"""

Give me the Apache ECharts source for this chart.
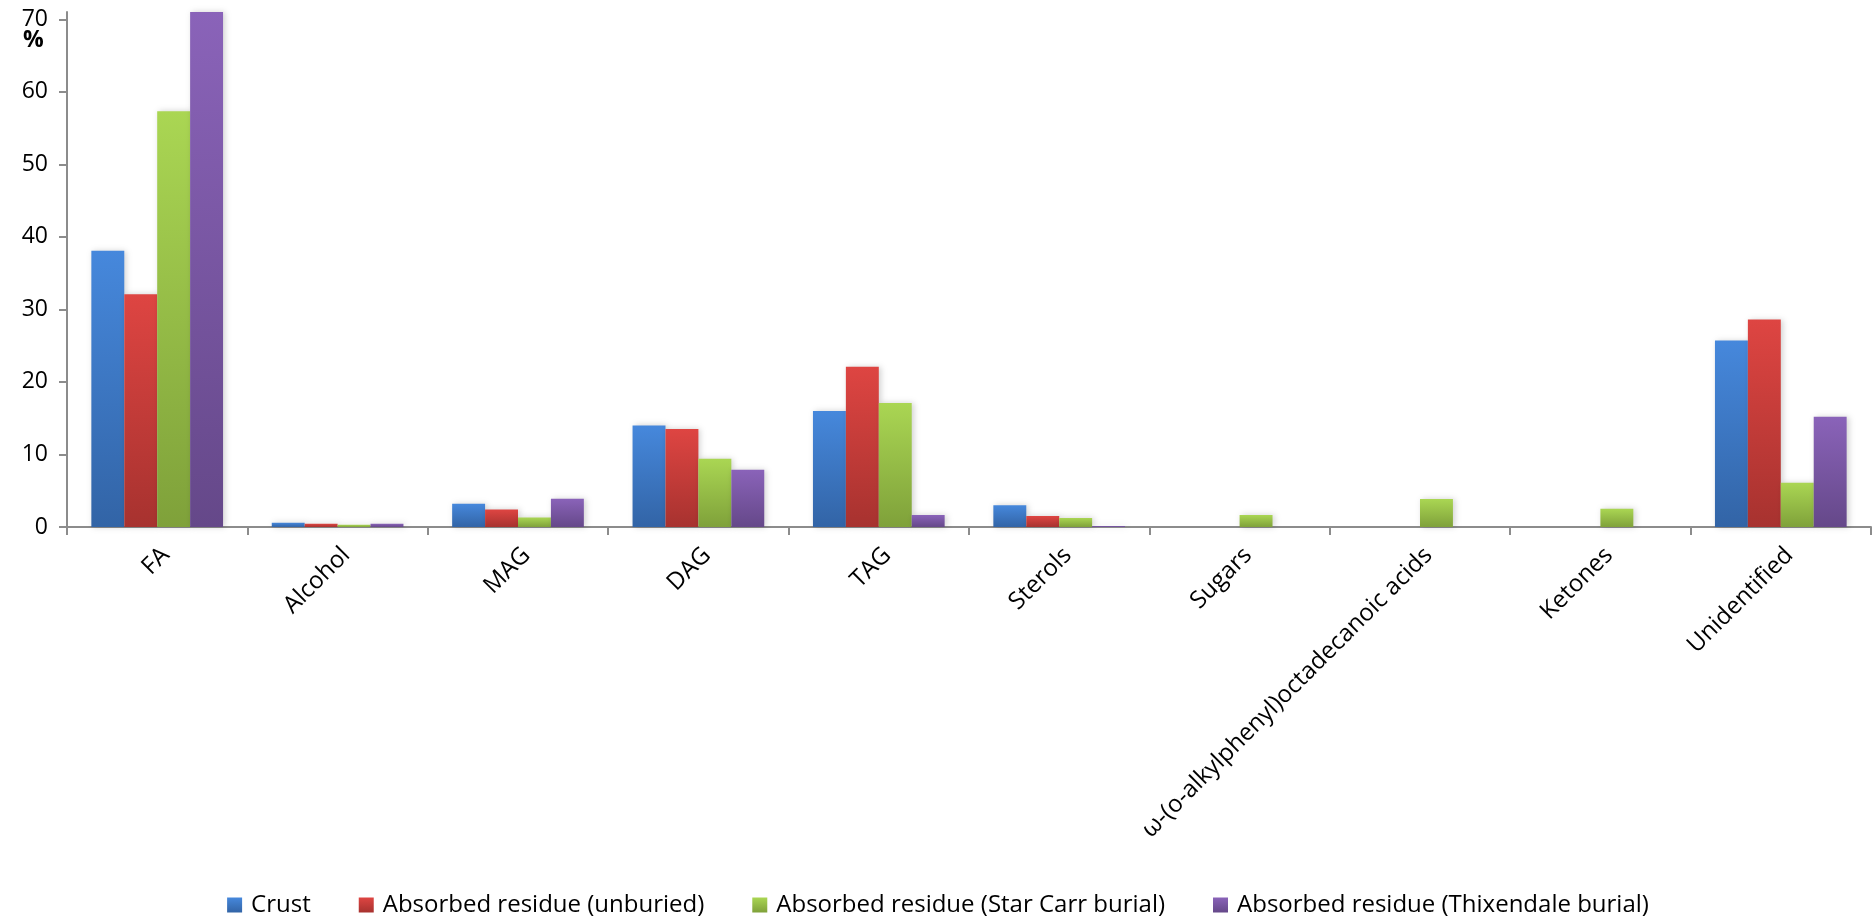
<!DOCTYPE html>
<html>
<head>
<meta charset="utf-8">
<script src="https://cdn.jsdelivr.net/npm/echarts@6/dist/echarts.min.js"></script>
<style>
html,body{margin:0;padding:0;background:#fff;}
#chart{width:1876px;height:922px;}
</style>
</head>
<body>
<div id="chart"></div>
<script>
const categories = ['FA','Alcohol','MAG','DAG','TAG','Sterols','Sugars','ω-(o-alkylphenyl)octadecanoic acids','Ketones','Unidentified'];
const seriesNames = ['Crust','Absorbed residue (unburied)','Absorbed residue (Star Carr burial)','Absorbed residue (Thixendale burial)'];
const crust      = [38.1, 0.6, 3.2, 14.0, 16.0, 3.0, 0, 0, 0, 25.7];
const unburied   = [32.1, 0.45, 2.4, 13.5, 22.1, 1.5, 0, 0, 0, 28.6];
const starCarr   = [57.3, 0.3, 1.3, 9.4, 17.1, 1.25, 1.65, 3.85, 2.5, 6.1];
const thixendale = [71.0, 0.45, 3.9, 7.9, 1.65, 0.15, 0, 0, 0, 15.2];
const yTicks = [0,10,20,30,40,50,60,70];

const grads = [
  ['#4688dc','#3264a6'],
  ['#de4542','#a7322f'],
  ['#aad653','#7fa13a'],
  ['#8a63b9','#654889']
];
const seriesData = [crust, unburied, starCarr, thixendale];
const FONT = '"Open Sans", sans-serif';

const chart = echarts.init(document.getElementById('chart'));
chart.setOption({
  animation: false,
  backgroundColor: '#ffffff',
  title: {
    text: '%', left: 18, top: 24,
    textStyle: {fontFamily: FONT, fontSize: 23, fontWeight: 'bold', color: '#000'}
  },
  legend: {
    top: 888, left: 'center',
    itemWidth: 15, itemHeight: 15, itemGap: 48,
    icon: 'rect',
    textStyle: {fontFamily: FONT, fontSize: 24, color: '#000', padding: [0,0,0,4]},
    data: seriesNames
  },
  grid: {left: 67, right: 5, top: 12, bottom: 395, containLabel: false},
  xAxis: {
    type: 'category',
    data: categories,
    axisLine: {lineStyle: {color: '#8c8c8c', width: 2}},
    axisTick: {show: true, length: 8, lineStyle: {color: '#8c8c8c', width: 2}},
    axisLabel: {rotate: 45, interval: 0, margin: 16, verticalAlign: 'top', color: '#000', fontFamily: FONT, fontSize: 24}
  },
  yAxis: {
    type: 'value', min: 0, max: 71, interval: 10,
    splitLine: {show: false},
    axisLine: {show: true, lineStyle: {color: '#8c8c8c', width: 2}},
    axisTick: {show: true, length: 8, customValues: yTicks, lineStyle: {color: '#8c8c8c', width: 2}},
    axisLabel: {customValues: yTicks, margin: 19, color: '#000', fontFamily: FONT, fontSize: 23}
  },
  series: seriesNames.map((name, i) => ({
    name: name,
    type: 'bar',
    data: seriesData[i],
    barGap: '0%',
    barCategoryGap: '27%',
    itemStyle: {
      color: new echarts.graphic.LinearGradient(0,0,0,1,[{offset:0,color:grads[i][0]},{offset:1,color:grads[i][1]}]),
      shadowBlur: 6, shadowColor: 'rgba(0,0,0,0.18)', shadowOffsetX: 2, shadowOffsetY: 0
    }
  }))
});
</script>
</body>
</html>
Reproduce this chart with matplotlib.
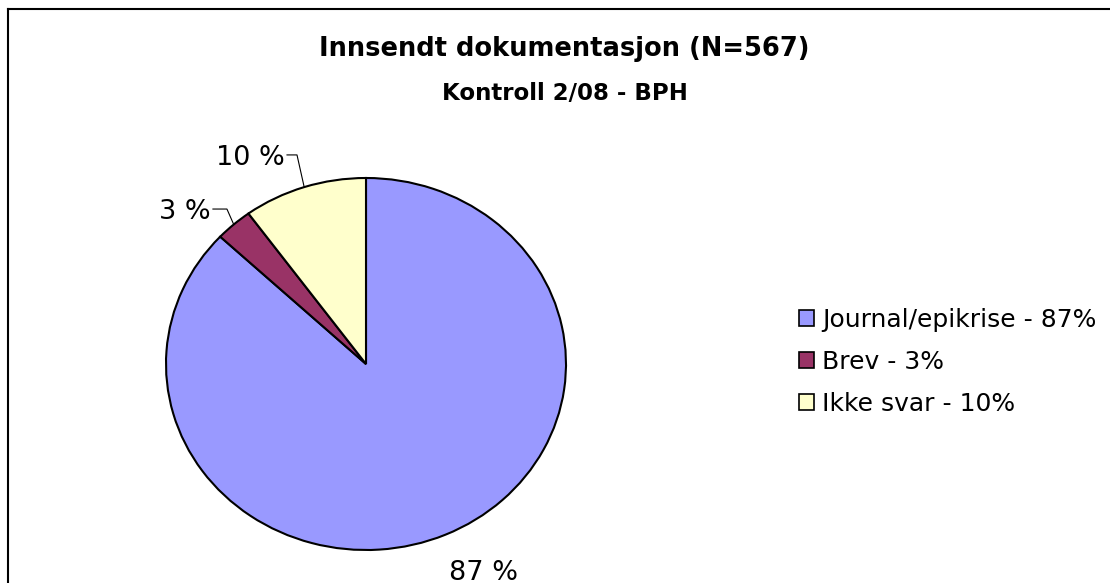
import numpy as np
import matplotlib
matplotlib.use("Agg")
import matplotlib.pyplot as plt
from matplotlib.patches import Patch

# data
CATEGORIES = ["Journal/epikrise", "Brev", "Ikke svar"]
SHARES = [87, 3, 10]
COLORS = ["#9999ff", "#993366", "#ffffcc"]
TITLE = "Innsendt dokumentasjon (N=567)"
SUBTITLE = "Kontroll 2/08 - BPH"

W, H = 1110, 583
fig = plt.figure(figsize=(W / 100, H / 100), dpi=100, facecolor="white")

# pie area in pixels: x 166..566, y 178..550 (slightly squashed like the original)
ax = fig.add_axes([166 / W, (H - 550) / H, 400 / W, 372 / H])
wedges, _ = ax.pie(SHARES, colors=COLORS, startangle=90, counterclock=False,
                   wedgeprops=dict(edgecolor="black", linewidth=1.5))
ax.set_aspect("auto")
ax.set_xlim(-1, 1)
ax.set_ylim(-1, 1)
ax.axis("off")

# data labels, placed from each wedge's mid angle
label_fs = 19.5
for w, val in zip(wedges, SHARES):
    mid = np.deg2rad((w.theta1 + w.theta2) / 2)
    ex, ey = np.cos(mid), np.sin(mid)
    txt = f"{val} %"
    if val >= 50:
        ax.text(ex + 0.19, -1.162, txt, ha="center", va="baseline",
                fontsize=label_fs, color="black")
    else:
        if val >= 10:
            elbow = (ex - 0.036, ey + 0.173)
            end_x = elbow[0] - 0.05
        else:
            elbow = (ex - 0.034, ey + 0.083)
            end_x = elbow[0] - 0.07
        ax.plot([ex, elbow[0], end_x], [ey, elbow[1], elbow[1]],
                color="black", lw=0.8, clip_on=False)
        ax.text(end_x - 0.01, elbow[1] - 0.055, txt, ha="right", va="baseline",
                fontsize=label_fs, color="black")

# titles
fig.text(564 / W, 1 - 49 / H, TITLE, ha="center", va="center",
         fontsize=18.5, fontweight="bold")
fig.text(565 / W, 1 - 93 / H, SUBTITLE, ha="center", va="center",
         fontsize=16.5, fontweight="bold")

# legend
handles = [Patch(facecolor=c, edgecolor="black", linewidth=1.2) for c in COLORS]
labels = [f"{c} - {s}%" for c, s in zip(CATEGORIES, SHARES)]
fig.legend(handles, labels, loc="upper left", bbox_to_anchor=(799 / W, 1 - 308 / H),
           frameon=False, fontsize=18, handlelength=0.6, handleheight=0.6,
           handletextpad=0.33, labelspacing=0.72, borderpad=0, borderaxespad=0)

# chart border (only top and left edges visible in the crop)
fig.add_artist(plt.Line2D([8 / W, 8 / W], [0, 1 - 9 / H], transform=fig.transFigure,
                          color="black", linewidth=1.5))
fig.add_artist(plt.Line2D([8 / W, 1], [1 - 9 / H, 1 - 9 / H], transform=fig.transFigure,
                          color="black", linewidth=1.5))

fig.savefig("out.png", dpi=100, facecolor="white")
plt.close(fig)
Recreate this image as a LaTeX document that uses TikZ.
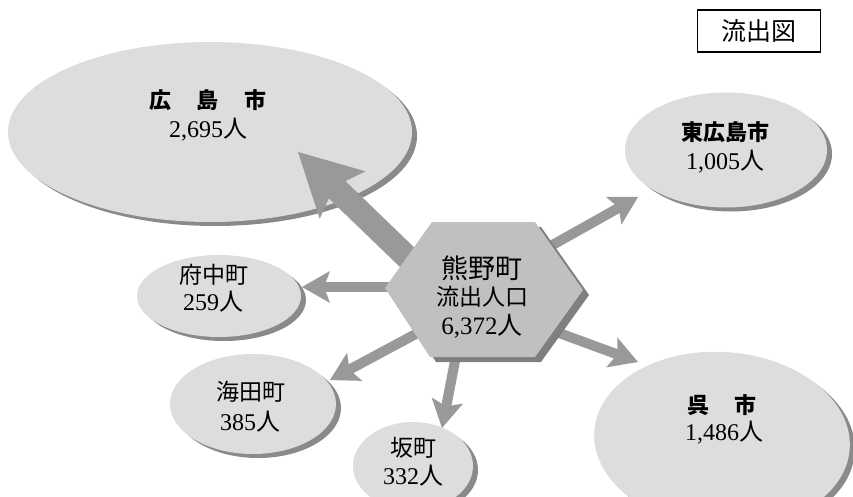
\documentclass[tikz,border=0pt]{standalone}
\usepackage{fontspec}
\setmainfont{Liberation Serif}
\newfontfamily\cjk{Noto Sans CJK JP}
\usetikzlibrary{arrows.meta,shapes.geometric,shadows}
\definecolor{ellfill}{HTML}{DDDDDD}
\definecolor{ellshadow}{HTML}{8A8A8A}
\definecolor{hexfill}{HTML}{C0C0C0}
\definecolor{hexshadow}{HTML}{7F7F7F}
\definecolor{arrowgray}{HTML}{999999}
\begin{document}
\begin{tikzpicture}[x=1pt,y=-1pt,
  ell/.style={ellipse, fill=ellfill, inner sep=0pt, draw=none,
    drop shadow={shadow xshift=5pt, shadow yshift=-4pt, opacity=1, fill=ellshadow}},
  flow/.style={draw=arrowgray, line width=10pt,
    -{Stealth[length=28pt,width=32pt,inset=6pt,line width=0pt]}},
  bigflow/.style={draw=arrowgray, line width=24pt,
    -{Stealth[length=62pt,width=66pt,inset=12pt,line width=0pt]}},
  namebold/.style={font=\cjk\bfseries\fontsize{22}{22}\selectfont, inner sep=0pt},
  namereg/.style={font=\cjk\fontsize{23}{23}\selectfont, inner sep=0pt},
  num/.style={font=\fontsize{24}{24}\selectfont, inner sep=0pt},
  titlebox/.style={draw=black, line width=1.5pt, fill=white, minimum width=123pt,
    minimum height=42pt, inner sep=0pt, font=\cjk\fontsize{25}{25}\selectfont}
]
\path[use as bounding box, clip] (0,0) rectangle (853,497);

% ellipses
\node[ell, minimum width=404pt, minimum height=180pt] (hiro) at (210,132) {};
\node[ell, minimum width=202pt, minimum height=115pt] (higashi) at (726,150) {};
\node[ell, minimum width=256pt, minimum height=176pt, rotate=-4] (kure) at (722,440) {};
\node[ell, minimum width=164pt, minimum height=82pt] (fuchu) at (219,296) {};
\node[ell, minimum width=166pt, minimum height=100pt] (kaita) at (253,404) {};
\node[ell, minimum width=120pt, minimum height=88pt] (saka) at (413,466) {};

% labels in ellipses
\node[namebold] (hironame) at (208,100) {広\hspace{26pt}島\hspace{26pt}市};
\node[num] (hironum) at (208,130) {2,695{\cjk 人}};
\node[namebold] (higashiname) at (725,132) {東広島市};
\node[num] (higashinum) at (725,162) {1,005{\cjk 人}};
\node[namebold] (kurename) at (722,405) {呉\hspace{26pt}市};
\node[num] (kurenum) at (724,433) {1,486{\cjk 人}};
\node[namereg] (fuchuname) at (214,275) {府中町};
\node[num] (fuchunum) at (213,302) {259{\cjk 人}};
\node[namereg] (kaitaname) at (251,392) {海田町};
\node[num] (kaitanum) at (250,422) {385{\cjk 人}};
\node[namereg] (sakaname) at (413,448) {坂町};
\node[num] (sakanum) at (413,476) {332{\cjk 人}};

% arrow end points
\coordinate (tHiro) at (440,289);   \coordinate (hHiro) at (298,152);
\coordinate (tHiga) at (540,252);   \coordinate (hHiga) at (638,197);
\coordinate (tKure) at (540,326);   \coordinate (hKure) at (638,362);
\coordinate (tFuchu) at (430,287);  \coordinate (hFuchu) at (302,287);
\coordinate (tKaita) at (440,321);  \coordinate (hKaita) at (330,380);
\coordinate (tSaka) at (461,330);   \coordinate (hSaka) at (442,428);

\draw[bigflow] (tHiro) -- (hHiro);
\draw[flow] (tHiga) -- (hHiga);
\draw[flow] (tKure) -- (hKure);
\draw[flow] (tFuchu) -- (hFuchu);
\draw[flow] (tKaita) -- (hKaita);
\draw[flow] (tSaka) -- (hSaka);

% hexagon
\fill[hexshadow] ([shift={(6,5)}]432,222) -- ([shift={(6,5)}]535,222) -- ([shift={(6,5)}]583,290)
  -- ([shift={(6,5)}]535,357) -- ([shift={(6,5)}]430,357) -- ([shift={(6,5)}]385,288) -- cycle;
\fill[hexfill] (432,222) -- (535,222) -- (583,290) -- (535,357) -- (430,357) -- (385,288) -- cycle;
\node[font=\cjk\fontsize{27}{27}\selectfont, inner sep=0pt] (kumano) at (482,268) {熊野町};
\node[font=\cjk\fontsize{23}{23}\selectfont, inner sep=0pt] (ryushutsu) at (482,297) {流出人口};
\node[num, font=\fontsize{25}{25}\selectfont] (total) at (482,326) {6,372{\cjk 人}};

% title box
\node[titlebox] (title) at (759,31) {流出図};
\end{tikzpicture}
\end{document}
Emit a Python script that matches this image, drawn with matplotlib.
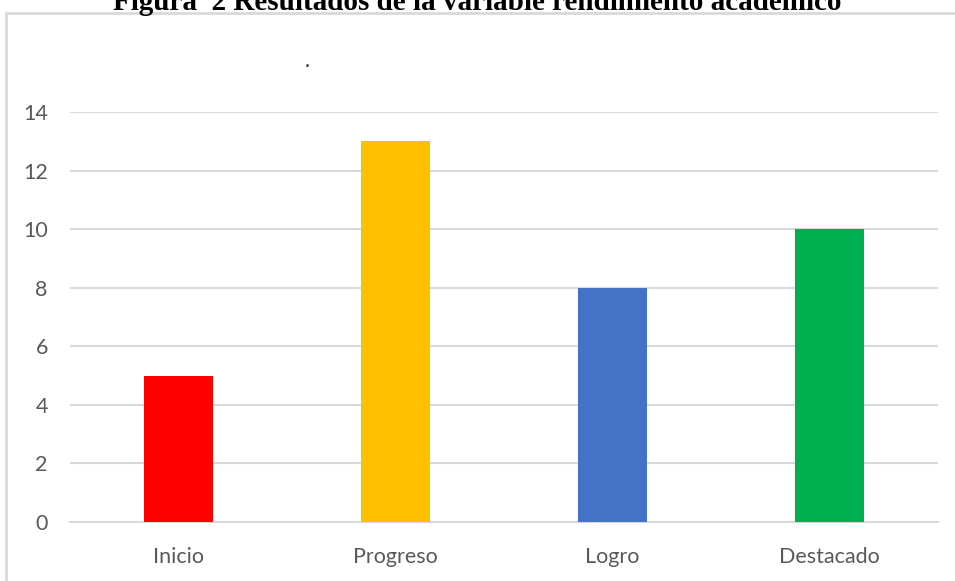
import matplotlib.pyplot as plt
from matplotlib.patches import Rectangle

categories = ["Inicio", "Progreso", "Logro", "Destacado"]
values = [5, 13, 8, 10]
bar_colors = ["#ff0000", "#ffc000", "#4472c4", "#00b050"]
yticks = [0, 2, 4, 6, 8, 10, 12, 14]

fig = plt.figure(figsize=(9.55, 5.81), dpi=100)
ax = fig.add_axes([70 / 955, 1 - 522 / 581, 868 / 955, 410 / 581])

ax.bar(range(len(categories)), values, width=0.315, color=bar_colors, zorder=3)
ax.set_xlim(-0.5, len(categories) - 0.5)
ax.set_ylim(0, 14)
ax.set_yticks(yticks)
ax.set_xticks(range(len(categories)))
ax.set_xticklabels(categories)

for side in ["top", "right", "left"]:
    ax.spines[side].set_visible(False)
ax.spines["bottom"].set_color("#d9d9d9")
ax.spines["bottom"].set_linewidth(1.5)
ax.grid(axis="y", color="#d9d9d9", linewidth=1.5, zorder=0)
ax.tick_params(axis="both", length=0, colors="#595959", labelsize=15.5)
ax.tick_params(axis="y", pad=16)
ax.tick_params(axis="x", pad=18)
for lbl in ax.get_xticklabels() + ax.get_yticklabels():
    lbl.set_family("Lato")

# chart frame (only the left and top edges are inside the picture)
fig.patches.append(Rectangle((6 / 955, -0.1), 1.2, 1 - 13 / 581 + 0.1,
                             transform=fig.transFigure, fill=False,
                             edgecolor="#d9d9d9", linewidth=2, zorder=0))

fig.text(0.5, 1 - 10 / 581, "Figura  2 Resultados de la variable rendimiento académico",
         ha="center", va="baseline", family="Liberation Serif",
         fontweight="bold", fontsize=21, color="#000000")
fig.text(307 / 955, 1 - 61 / 581, ".", ha="center", va="center",
         fontsize=16, color="#404040")

fig.savefig("out.png", dpi=100)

"""

Stated goal:
Include both the line containing "Recreate this image" and the line containing "minimum width=120pt, minimum" when you write out everything between them, exactly. Leave the pictures out.

Exercise result:
Recreate this image as a LaTeX document that uses TikZ.
\documentclass[tikz,border=0pt]{standalone}
\usepackage{fontspec}
\setmainfont{Liberation Serif}
\newfontfamily\cjk{Noto Sans CJK JP}
\usetikzlibrary{arrows.meta,shapes.geometric,shadows}
\definecolor{ellfill}{HTML}{DDDDDD}
\definecolor{ellshadow}{HTML}{8A8A8A}
\definecolor{hexfill}{HTML}{C0C0C0}
\definecolor{hexshadow}{HTML}{7F7F7F}
\definecolor{arrowgray}{HTML}{999999}
\begin{document}
\begin{tikzpicture}[x=1pt,y=-1pt,
  ell/.style={ellipse, fill=ellfill, inner sep=0pt, draw=none,
    drop shadow={shadow xshift=5pt, shadow yshift=-4pt, opacity=1, fill=ellshadow}},
  flow/.style={draw=arrowgray, line width=10pt,
    -{Stealth[length=28pt,width=32pt,inset=6pt,line width=0pt]}},
  bigflow/.style={draw=arrowgray, line width=24pt,
    -{Stealth[length=62pt,width=66pt,inset=12pt,line width=0pt]}},
  namebold/.style={font=\cjk\bfseries\fontsize{22}{22}\selectfont, inner sep=0pt},
  namereg/.style={font=\cjk\fontsize{23}{23}\selectfont, inner sep=0pt},
  num/.style={font=\fontsize{24}{24}\selectfont, inner sep=0pt},
  titlebox/.style={draw=black, line width=1.5pt, fill=white, minimum width=123pt,
    minimum height=42pt, inner sep=0pt, font=\cjk\fontsize{25}{25}\selectfont}
]
\path[use as bounding box, clip] (0,0) rectangle (853,497);

% ellipses
\node[ell, minimum width=404pt, minimum height=180pt] (hiro) at (210,132) {};
\node[ell, minimum width=202pt, minimum height=115pt] (higashi) at (726,150) {};
\node[ell, minimum width=256pt, minimum height=176pt, rotate=-4] (kure) at (722,440) {};
\node[ell, minimum width=164pt, minimum height=82pt] (fuchu) at (219,296) {};
\node[ell, minimum width=166pt, minimum height=100pt] (kaita) at (253,404) {};
\node[ell, minimum width=120pt, minimum height=88pt] (saka) at (413,466) {};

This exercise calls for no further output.